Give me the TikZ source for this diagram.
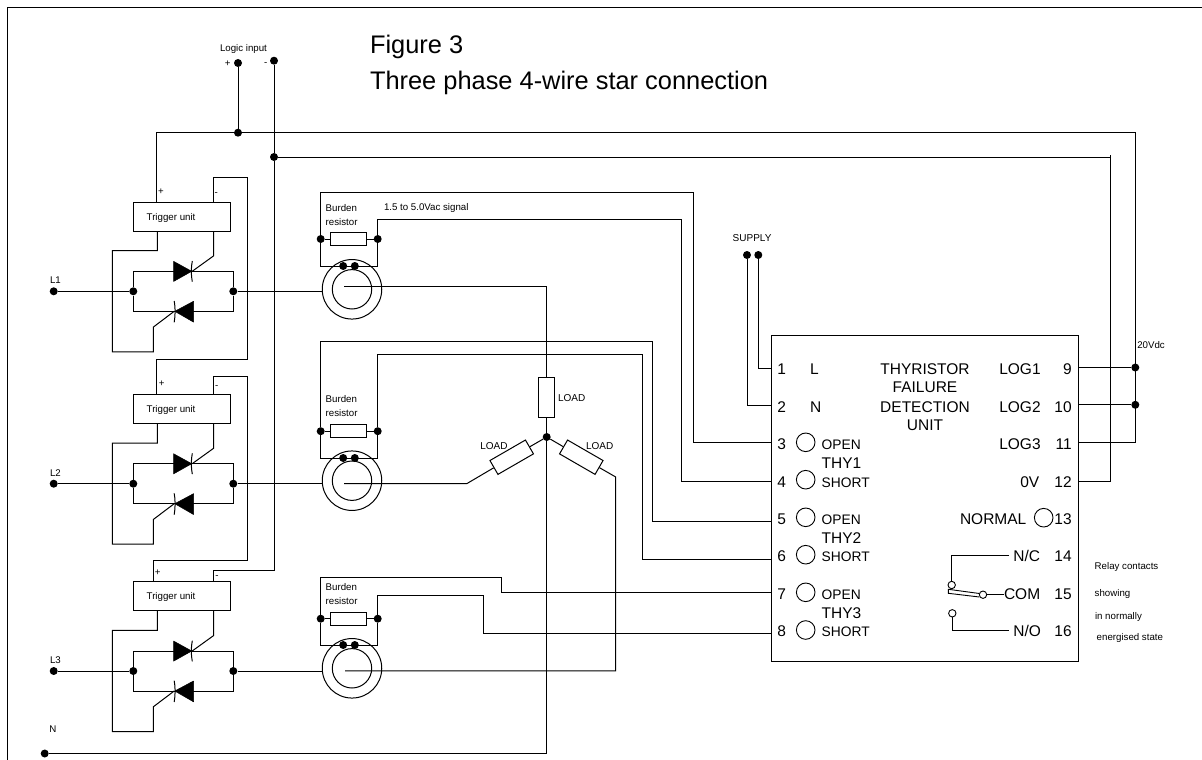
\documentclass[tikz,border=0pt]{standalone}
\usepackage{fontspec}
\setmainfont{Liberation Sans}
\newcommand{\fsz}[1]{\fontsize{#1}{#1}\selectfont}
\tikzset{
  wire/.style={draw=black,line width=1pt,line join=miter},
  dot/.style={circle,fill=black,draw=none,inner sep=0pt,minimum size=8pt},
  ldot/.style={circle,draw=black,line width=.9pt,fill=white,inner sep=0pt,minimum size=7.4pt},
  lamp/.style={circle,draw=black,line width=.9pt,fill=white,inner sep=0pt,minimum size=18.6pt},
  txt/.style={inner sep=0pt,outer sep=0pt,anchor=base west,text=black},
  rtxt/.style={txt,anchor=base east},
  ctxt/.style={txt,anchor=base},
  tiny/.style={font=\fsz{9.7}},
  mid/.style={font=\fsz{15.5}},
  opn/.style={font=\fsz{13.8}},
  ttl/.style={font=\fsz{25.4}},
  trigbox/.style={draw=black,line width=1pt,minimum width=96.7pt,minimum height=29pt,inner sep=0pt},
  res/.style={draw=black,line width=1pt,fill=white,minimum width=36pt,minimum height=12.6pt,inner sep=0pt},
  ring/.style={circle,draw=black,line width=1pt,inner sep=0pt},
  thy/.style={fill=black,draw=black,line width=.5pt,line join=round}
}
% one thyristor pair with its trigger unit, #1 = name suffix, #2 = y of the line
\newcommand{\phasegroup}[2]{%
\begin{scope}[shift={(0,#2)}]
  \node[trigbox] (T#1) at (181.65,-74.8) {};
  \node[txt,tiny] (Tl#1) at (146.7,-71.3) {Trigger unit};
  \node[dot] (L#1) at (53.7,0) {};
  \node[txt,tiny] (Ll#1) at (50,-7.5) {L#1};
  \node[dot] (A#1) at (133.3,0) {};
  \node[dot] (B#1) at (233.3,0) {};
  \coordinate (W#1) at (322.3,0);
  \coordinate (G#1) at (192.2,-20);
  \coordinate (H#1) at (174.2,20);
  \draw[wire] (L#1) -- (A#1);
  \draw[wire] (B#1) -- (W#1);
  \draw[wire] (A#1) -- (133.3,-20) -- (233.3,-20) -- (B#1);
  \draw[wire] (A#1) -- (133.3,20) -- (233.3,20) -- (B#1);
  \draw[thy] (173.5,-30) -- (191.7,-20) -- (173.5,-9.8) -- cycle;
  \draw[thy] (193.5,10) -- (174.8,20) -- (193.5,30.8) -- cycle;
  \draw[line width=1pt] (192.3,-30.3) .. controls (191,-24) and (191,-16) .. (192.3,-9.6);
  \draw[line width=1pt] (174.2,9.7) .. controls (175.4,16) and (175.4,24) .. (174.2,31);
  \coordinate (Tg#1) at (213.7,-60.3);
  \draw[wire] (Tg#1) -- (213.7,-35.5) -- (G#1);
  \coordinate (Tk#1) at (157.3,-60.3);
  \draw[wire] (Tk#1) -- (157.3,-40.6) -- (112.3,-40.6) -- (112.3,60.5) -- (153.3,60.5) -- (153.3,35.8) -- (H#1);
  \coordinate (Tp#1) at (156.5,-89.3);
  \coordinate (Tm#1) at (213.7,-89.3);
\end{scope}}
% burden resistor and current transformer
\newcommand{\burden}[7]{% #1 suffix, #2 resistor y, #3 left dot y, #4 right dot y, #5 bottom y, #6 ring y, #7 text y
  \node[res] (R#1) at (348.7,#2) {};
  \node[dot] (RL#1) at (320.7,#3) {};
  \node[dot] (RR#1) at (377.7,#4) {};
  \draw[wire] (RL#1) -- (330.7,#3);
  \draw[wire] (366.7,#4) -- (RR#1);
  \draw[wire] (RL#1) -- (320.7,#5) -- (377.7,#5) -- (RR#1);
  \node[ring,minimum size=59.5pt] (CO#1) at (352,#6) {};
  \node[ring,minimum size=39.4pt] (CI#1) at (352,#6) {};
  \node[dot] (CA#1) at (343.2,#5) {};
  \node[dot] (CB#1) at (354.8,#5) {};
  \node[txt,tiny] (Bu#1) at (325.7,#7) {Burden};
  \node[txt,tiny] (Bs#1) at (325.7,#7+14) {resistor};
}
\begin{document}
\begin{tikzpicture}[x=1pt,y=-1pt]
\useasboundingbox (0,0) rectangle (1202,760);
% page frame
\coordinate (FL) at (7.5,760);
\coordinate (FC) at (7.5,7.5);
\coordinate (FR) at (1202,7.5);
\draw[line width=1pt] (FL) -- (FC) -- (FR);
% title
\node[txt,ttl] (title1) at (370,54) {Figure 3};
\node[txt,ttl] (title2) at (370,89.5) {Three phase 4-wire star connection};
% logic input
\node[txt,tiny] (logic) at (220,52) {Logic input};
\node[dot] (LP) at (238,63) {};
\node[dot] (LM) at (274,60.7) {};
\node[txt,tiny,anchor=base] (lpl) at (227.7,66.5) {+};
\node[txt,tiny,anchor=base] (lml) at (265.7,66) {-};
\node[dot] (RP) at (238,132.7) {};
\node[dot] (RM) at (274,157) {};
\draw[wire] (LP) -- (RP);
% phases
\phasegroup{1}{291.3}
\phasegroup{2}{483.7}
\phasegroup{3}{671}
\node[txt,tiny,anchor=base] at (161,194) {+};
\node[txt,tiny,anchor=base] at (216.3,195) {-};
\node[txt,tiny,anchor=base] at (161.7,386.7) {+};
\node[txt,tiny,anchor=base] at (216.7,388) {-};
\node[txt,tiny,anchor=base] at (157.7,575.7) {+};
\node[txt,tiny,anchor=base] at (217,578) {-};
% unit
\node[draw=black,line width=1pt,minimum width=306.6pt,minimum height=326pt,inner sep=0pt] (U) at (925,498.7) {};
\foreach \n/\y in {1/368.3,2/405.8,3/442.7,4/481.7,5/521,6/559,7/592.7,8/633.3}
  \coordinate (p\n) at (771.7,\y);
\foreach \n/\y in {9/367.5,10/404.8,11/442.3,12/481.3}
  \coordinate (p\n) at (1078.3,\y);
% supply rails
\draw[wire] (Tp1) -- (156.5,132.7) -- (RP);
\draw[wire] (RP) -- (1135.3,132.7) -- (1135.3,442.3) -- (p11);
\node[dot] (D9) at (1135.3,367.5) {};
\node[dot] (D10) at (1135.3,404.8) {};
\draw[wire] (p9) -- (D9);
\draw[wire] (p10) -- (D10);
\draw[wire] (RM) -- (1110,157) ;
\draw[wire] (1110,155) -- (1110,481.3) -- (p12);
\draw[wire] (LM) -- (RM);
\draw[wire] (RM) -- (274,570) -- (213.7,570) -- (Tm3);
\draw[wire] (Tm1) -- (213.7,177.7) -- (247.3,177.7) -- (247.3,359.3) -- (156.5,359.3) -- (Tp2);
\draw[wire] (Tm2) -- (213.7,376.3) -- (247,376.3) -- (247,560) -- (153.3,560) -- (153.3,581.7);
\node[txt,tiny] (v20) at (1137.3,348.7) {20Vdc};
% burdens
\burden{1}{239}{239}{239}{266}{289.3}{211}
\burden{2}{431.2}{431.2}{431.2}{458}{480.7}{402.7}
\burden{3}{618.7}{618.7}{618.7}{645}{668.3}{590}
\node[txt,tiny] (sig) at (384,210.7) {1.5 to 5.0Vac signal};
\draw[wire] (RL1) -- (320.7,192.7) -- (693.3,192.7) -- (693.3,442.7) -- (p3);
\draw[wire] (RR1) -- (377.7,219.3) -- (681.7,219.3) -- (681.7,481.7) -- (p4);
\draw[wire] (RL2) -- (320.7,341) -- (652.3,341) -- (652.3,521) -- (p5);
\draw[wire] (RR2) -- (377.7,354) -- (642,354) -- (642,559) -- (p6);
\draw[wire] (RL3) -- (320.7,577.3) -- (501.3,577.3) -- (501.3,592.7) -- (p7);
\draw[wire] (RR3) -- (377.7,595.7) -- (483.7,595.7) -- (483.7,633.3) -- (p8);
% star point and loads
\node[dot] (star) at (546.7,437) {};
\node[dot] (Nd) at (44.7,753.5) {};
\node[txt,tiny] (Nl) at (49.3,732.7) {N};
\coordinate (cl1) at (344,286.5);
\coordinate (cl2) at (344,483.7);
\coordinate (cl3) at (345,670.8);
\draw[wire] (cl1) -- (546.7,286.5) -- (star);
\draw[wire] (star) -- (546.7,753.5) -- (Nd);
\node[res,minimum width=16pt,minimum height=39.6pt] (LA) at (546.3,397.5) {};
\node[res,minimum width=41pt,minimum height=16pt,rotate=30] (LB) at (511.7,457.2) {};
\node[res,minimum width=41pt,minimum height=16pt,rotate=-30] (LC) at (581.3,457.2) {};
\draw[wire] (cl2) -- (466.7,483.7) -- (LB);
\draw[wire] (LB) -- (star);
\draw[wire] (cl3) -- (615.7,670.8) -- (615.7,477) -- (LC);
\draw[wire] (LC) -- (star);
\node[txt,font=\fsz{10}] (ll1) at (558,401.3) {LOAD};
\node[txt,font=\fsz{10}] (ll2) at (480.3,449.3) {LOAD};
\node[txt,font=\fsz{10}] (ll3) at (586,449.3) {LOAD};
% supply
\node[txt,font=\fsz{10}] (sup) at (732.7,241) {SUPPLY};
\node[dot] (S1) at (747,255) {};
\node[dot] (S2) at (758.3,255) {};
\draw[wire] (S1) -- (747,405.8) -- (p2);
\draw[wire] (S2) -- (758.3,368.3) -- (p1);
% unit texts
\foreach \n/\y in {1/374.3,2/412.3,3/449.3,4/487.3,5/524.3,6/561.3,7/599,8/636.3}
  \node[ctxt,mid] (n\n) at (781.7,\y) {\n};
\foreach \n/\y in {9/374.3,10/412.3,11/449.3,12/487.3,13/524.3,14/561.3,15/599,16/636.3}
  \node[rtxt,mid] (n\n) at (1071.7,\y) {\n};
\node[txt,mid] (tL) at (810,374.3) {L};
\node[txt,mid] (tN) at (810,412.3) {N};
\node[ctxt,mid] (c1) at (925,374.3) {THYRISTOR};
\node[ctxt,mid] (c2) at (925,392) {FAILURE};
\node[ctxt,mid] (c3) at (925,412.3) {DETECTION};
\node[ctxt,mid] (c4) at (925,430) {UNIT};
\node[txt,mid] (lg1) at (999.3,374.3) {LOG1};
\node[txt,mid] (lg2) at (999.3,412.3) {LOG2};
\node[txt,mid] (lg3) at (999.3,449.3) {LOG3};
\node[rtxt,mid] (ov) at (1039.3,487.3) {0V};
\node[txt,mid] (nrm) at (960,524.3) {NORMAL};
\node[lamp] (lN) at (1043.7,517.7) {};
\foreach \k/\y in {a/442.3,b/479.7,c/517.3,d/554.7,e/592.3,f/630}
  \node[lamp] (lamp\k) at (805.7,\y) {};
\node[txt,opn] at (821.7,449.3) {OPEN};
\node[txt,opn] at (821.7,487.3) {SHORT};
\node[txt,opn] at (821.7,524.3) {OPEN};
\node[txt,opn] at (821.7,561.3) {SHORT};
\node[txt,opn] at (821.7,599) {OPEN};
\node[txt,opn] at (821.7,636.3) {SHORT};
\node[txt,mid] at (821.7,468) {THY1};
\node[txt,mid] at (821.7,543) {THY2};
\node[txt,mid] at (821.7,618) {THY3};
% relay
\node[txt,mid] (nc) at (1013.3,561.3) {N/C};
\node[txt,mid] (com) at (1004,599) {COM};
\node[txt,mid] (no) at (1013.3,636.3) {N/O};
\node[ldot] (rC) at (951.7,585) {};
\node[ldot] (rM) at (983,594.7) {};
\node[ldot] (rO) at (952.3,613.3) {};
\coordinate (ncE) at (1009,555.7);
\coordinate (noE) at (1009,630);
\coordinate (comE) at (1004,594.7);
\draw[wire] (ncE) -- (951.7,555.7) -- (rC);
\draw[wire] (rO) -- (952.3,630) -- (noE);
\draw[wire] (rM) -- (comE);
\draw[line width=.9pt] (979.4,593.5) -- (948.3,589.3) -- (948.3,593.3) -- (979.4,597);
% relay note
\node[txt,tiny] at (1094.7,569.5) {Relay contacts};
\node[txt,tiny] at (1094.7,596.5) {showing};
\node[txt,tiny] at (1095,619.5) {in normally};
\node[txt,tiny] at (1096.7,640.5) {energised state};
\end{tikzpicture}
\end{document}
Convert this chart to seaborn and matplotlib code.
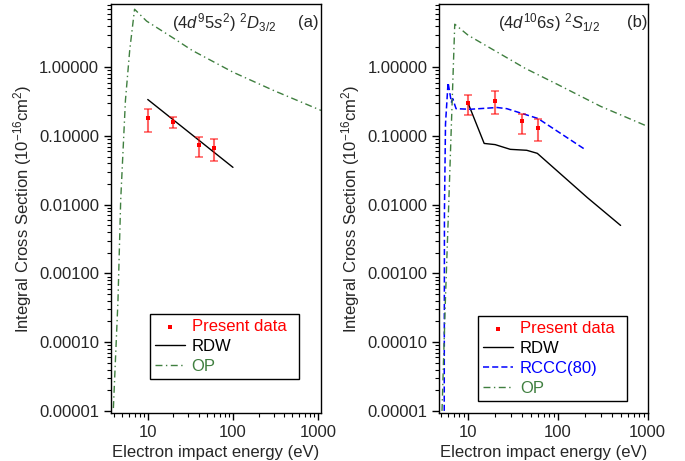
import numpy as np
import matplotlib
matplotlib.use('Agg')
import matplotlib.pyplot as plt
from matplotlib.ticker import FixedLocator, NullFormatter
import seaborn as sns

# panel (a): (4d9 5s2) 2D3/2
exp_a_x = [10, 20, 40, 60]
exp_a_y = [0.18, 0.158, 0.075, 0.068]
exp_a_lo = [0.113, 0.133, 0.049, 0.044]
exp_a_hi = [0.245, 0.187, 0.098, 0.092]

rdw_a_x = [10, 100]
rdw_a_y = [0.34, 0.035]

op_a_x = [3.95, 4.47, 4.81, 5.47, 6.14, 7.0, 9.7, 20, 33, 100, 300, 1080]
op_a_y = [1.1e-5, 4e-4, 0.0115, 0.33, 1.77, 7.0, 4.7, 2.66, 1.77, 0.85, 0.46, 0.236]

# panel (b): (4d10 6s) 2S1/2
exp_b_x = [10, 20, 40, 60]
exp_b_y = [0.30, 0.32, 0.163, 0.13]
exp_b_lo = [0.20, 0.21, 0.106, 0.086]
exp_b_hi = [0.40, 0.45, 0.21, 0.175]

rdw_b_x = [10, 15.1, 20, 29.5, 45, 59, 213, 500]
rdw_b_y = [0.30, 0.078, 0.075, 0.064, 0.062, 0.056, 0.0127, 0.005]

rccc_b_x = [5.42, 5.45, 5.6, 5.98, 6.51, 6.74, 7.34, 10.5, 21, 27, 60, 200]
rccc_b_y = [1e-5, 0.008, 0.15, 0.6, 0.31, 0.35, 0.25, 0.245, 0.26, 0.25, 0.18, 0.064]

op_b_x = [5.12, 5.58, 6.05, 7.1, 10, 43, 100, 300, 1000]
op_b_y = [1e-5, 4e-4, 0.0083, 4.24, 2.93, 0.97, 0.56, 0.27, 0.138]

green = '#3f7f3f'

sns.set_style('ticks')
plt.rcParams['font.family'] = ['Liberation Sans', 'DejaVu Sans']
plt.rcParams['mathtext.fontset'] = 'custom'
plt.rcParams['mathtext.rm'] = 'Liberation Sans'
plt.rcParams['mathtext.it'] = 'Liberation Sans:italic'
plt.rcParams['font.size'] = 12

fig = plt.figure(figsize=(6.85, 4.61), dpi=100)
ax1 = fig.add_axes([0.162, 0.104, 0.3066, 0.887])
ax2 = fig.add_axes([0.641, 0.104, 0.305, 0.887])

# log minor tick positions (2..9 in every decade)
minor_pos = [k * 10.0 ** e for e in range(-6, 4) for k in range(2, 10)]


def draw_exp(ax, x, y, lo, hi):
    yerr = [np.array(y) - np.array(lo), np.array(hi) - np.array(y)]
    ax.errorbar(x, y, yerr=yerr, fmt='none', ecolor='red', alpha=0.6,
                elinewidth=1.5, capsize=3, capthick=1.2, zorder=3)
    sns.scatterplot(x=x, y=y, marker='s', color='red', s=12, linewidth=0,
                    ax=ax, label='Present data', zorder=4)


def style_axis(ax, xlim):
    ax.set_xscale('log')
    ax.set_yscale('log')
    ax.set_xlim(*xlim)
    ax.set_ylim(9.3e-6, 8.3)
    ax.set_yticks([1e-5, 1e-4, 1e-3, 1e-2, 1e-1, 1])
    ax.set_yticklabels(['0.00001', '0.00010', '0.00100', '0.01000', '0.10000', '1.00000'])
    ax.set_xticks([10, 100, 1000])
    ax.set_xticklabels(['10', '100', '1000'])
    ax.xaxis.set_minor_locator(FixedLocator(minor_pos))
    ax.yaxis.set_minor_locator(FixedLocator(minor_pos))
    ax.xaxis.set_minor_formatter(NullFormatter())
    ax.yaxis.set_minor_formatter(NullFormatter())
    ax.tick_params(which='major', length=5, width=1, direction='out', labelsize=12,
                   color='black')
    ax.tick_params(which='minor', length=2.8, width=0.8, direction='out',
                   color='black', bottom=True, left=True)
    for s in ax.spines.values():
        s.set_linewidth(1)
        s.set_color('black')
    ax.set_xlabel('Electron impact energy (eV)', fontsize=12)
    ax.set_ylabel('Integral Cross Section (10$^{-16}$cm$^2$)', fontsize=12)


def add_legend(ax, order, anchor):
    handles, labels = ax.get_legend_handles_labels()
    lookup = dict(zip(labels, handles))
    leg = ax.legend([lookup[k] for k in order], order, loc='lower left',
                    bbox_to_anchor=anchor, mode='expand', fontsize=12,
                    frameon=True, fancybox=False, edgecolor='black',
                    framealpha=1, handlelength=1.8, handletextpad=0.4,
                    borderpad=0.3, labelspacing=0.3, borderaxespad=0,
                    scatterpoints=1, markerscale=0.8)
    leg.get_frame().set_linewidth(1)
    colors = {'Present data': 'red', 'RDW': 'black', 'RCCC(80)': 'blue', 'OP': green}
    for t in leg.get_texts():
        t.set_color(colors[t.get_text()])


# panel (a)
draw_exp(ax1, exp_a_x, exp_a_y, exp_a_lo, exp_a_hi)
sns.lineplot(x=rdw_a_x, y=rdw_a_y, ax=ax1, color='black', lw=1,
             estimator=None, sort=False, label='RDW')
sns.lineplot(x=op_a_x, y=op_a_y, ax=ax1, color=green, lw=1,
             linestyle=(0, (5, 2.5, 1, 2.5)), estimator=None, sort=False, label='OP')
style_axis(ax1, (3.7, 1080))
ax1.text(0.29, 0.956, r'(4$d^9$5$s^2$) $^2D_{3/2}$', transform=ax1.transAxes,
         fontsize=12, va='center', ha='left')
ax1.text(0.89, 0.956, '(a)', transform=ax1.transAxes, fontsize=12, va='center', ha='left')
add_legend(ax1, ['Present data', 'RDW', 'OP'], (0.186, 0.083, 0.709, 0.161))

# panel (b)
draw_exp(ax2, exp_b_x, exp_b_y, exp_b_lo, exp_b_hi)
sns.lineplot(x=rdw_b_x, y=rdw_b_y, ax=ax2, color='black', lw=1,
             estimator=None, sort=False, label='RDW')
sns.lineplot(x=rccc_b_x, y=rccc_b_y, ax=ax2, color='blue', lw=1.1,
             linestyle=(0, (4, 2)), estimator=None, sort=False, label='RCCC(80)')
sns.lineplot(x=op_b_x, y=op_b_y, ax=ax2, color=green, lw=1,
             linestyle=(0, (5, 2.5, 1, 2.5)), estimator=None, sort=False, label='OP')
style_axis(ax2, (4.75, 1010))
ax2.text(0.282, 0.956, r'(4$d^{10}$6$s$) $^2S_{1/2}$', transform=ax2.transAxes,
         fontsize=12, va='center', ha='left')
ax2.text(0.9, 0.956, '(b)', transform=ax2.transAxes, fontsize=12, va='center', ha='left')
add_legend(ax2, ['Present data', 'RDW', 'RCCC(80)', 'OP'], (0.187, 0.029, 0.713, 0.215))

fig.savefig('out.png', dpi=100)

## AIM OF THE EXERCISE
Give the lines above again exactly, from the one containing "Convert this chart" to the one containing "import seaborn as sns", both included, but leave out the pictures.

## REPLY
Convert this chart to seaborn and matplotlib code.
import numpy as np
import matplotlib
matplotlib.use('Agg')
import matplotlib.pyplot as plt
from matplotlib.ticker import FixedLocator, NullFormatter
import seaborn as sns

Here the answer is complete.